==== Provided material

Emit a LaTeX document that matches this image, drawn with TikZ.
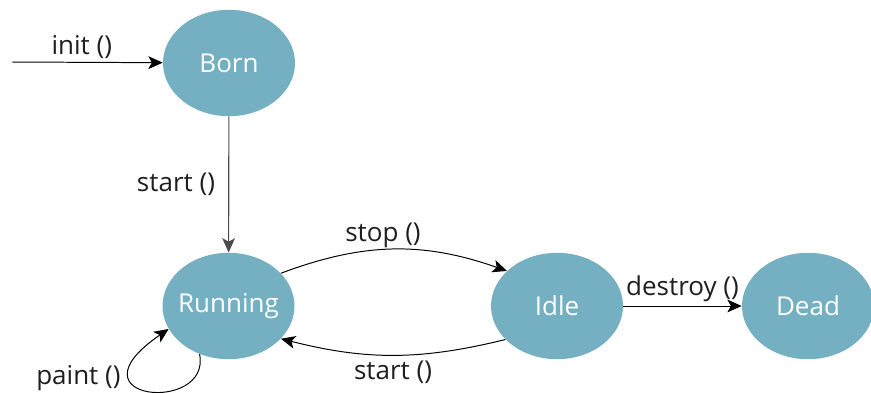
\documentclass[tikz,border=0pt]{standalone}
\usepackage{fontspec}
\setmainfont{Open Sans}
\usepackage{tikz}
\usetikzlibrary{arrows.meta,positioning,shapes.geometric}
\definecolor{statefill}{HTML}{74B0C1}
\definecolor{labeltext}{HTML}{1E1E1E}
\tikzset{
  >={Stealth[length=3.6mm,width=3.2mm,inset=0.9mm]},
  % tillstånd
  st/.style={ellipse,fill=statefill,draw=none,inner ysep=0pt,inner xsep=-1.2mm,
             minimum width=33mm,minimum height=26.6mm,
             text=white,font=\fontsize{18.5}{20}\selectfont},
  tr/.style={->,draw=black,line width=0.7pt},
  trg/.style={->,draw=black!70,line width=0.8pt},
  tl/.style={font=\fontsize{18.5}{20}\selectfont,text=labeltext,inner sep=2pt},
}
\begin{document}
\begin{tikzpicture}[x=0.25mm,y=-0.25mm]
\useasboundingbox (0,0) rectangle (871,392);
  \node[st] (born) at (229,63) {Born};
  \node[st] (run) at (228.5,306) {Running};
  \node[st] (idle) at (557,306) {Idle};
  \node[st] (dead) at (808,306) {Dead};
  \coordinate (entry) at (12,62);
  \draw[tr] (entry) -- node[tl,above=0pt,xshift=-4pt] {init ()} (born);
  \draw[trg] (born) -- node[tl,left=2.6mm] {start ()} (run);
  \draw[tr] (run.32) to[bend left=20] node[tl,above=-1pt,pos=0.45] {stop ()} (idle.145);
  \draw[tr] (idle.213) to[bend left=14] node[tl,below=2pt] {start ()} (run.328);
  \draw[tr] (idle) -- node[tl,above=1pt] {destroy ()} (dead);
  \draw[tr] (run.239) .. controls +(12,60) and +(-105,72) .. (run.201)
    node[tl,pos=0.72,left=5pt,yshift=-2pt] {paint ()};
\end{tikzpicture}
\end{document}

========

Transcribe all the data word for word; the images stay out.

● Exercise response
Emit a LaTeX document that matches this image, drawn with TikZ.
\documentclass[tikz,border=0pt]{standalone}
\usepackage{fontspec}
\setmainfont{Open Sans}
\usepackage{tikz}
\usetikzlibrary{arrows.meta,positioning,shapes.geometric}
\definecolor{statefill}{HTML}{74B0C1}
\definecolor{labeltext}{HTML}{1E1E1E}
\tikzset{
  >={Stealth[length=3.6mm,width=3.2mm,inset=0.9mm]},
  % tillstånd
  st/.style={ellipse,fill=statefill,draw=none,inner ysep=0pt,inner xsep=-1.2mm,
             minimum width=33mm,minimum height=26.6mm,
             text=white,font=\fontsize{18.5}{20}\selectfont},
  tr/.style={->,draw=black,line width=0.7pt},
  trg/.style={->,draw=black!70,line width=0.8pt},
  tl/.style={font=\fontsize{18.5}{20}\selectfont,text=labeltext,inner sep=2pt},
}
\begin{document}
\begin{tikzpicture}[x=0.25mm,y=-0.25mm]
\useasboundingbox (0,0) rectangle (871,392);
  \node[st] (born) at (229,63) {Born};
  \node[st] (run) at (228.5,306) {Running};
  \node[st] (idle) at (557,306) {Idle};
  \node[st] (dead) at (808,306) {Dead};
  \coordinate (entry) at (12,62);
  \draw[tr] (entry) -- node[tl,above=0pt,xshift=-4pt] {init ()} (born);
  \draw[trg] (born) -- node[tl,left=2.6mm] {start ()} (run);
  \draw[tr] (run.32) to[bend left=20] node[tl,above=-1pt,pos=0.45] {stop ()} (idle.145);
  \draw[tr] (idle.213) to[bend left=14] node[tl,below=2pt] {start ()} (run.328);
  \draw[tr] (idle) -- node[tl,above=1pt] {destroy ()} (dead);
  \draw[tr] (run.239) .. controls +(12,60) and +(-105,72) .. (run.201)
    node[tl,pos=0.72,left=5pt,yshift=-2pt] {paint ()};
\end{tikzpicture}
\end{document}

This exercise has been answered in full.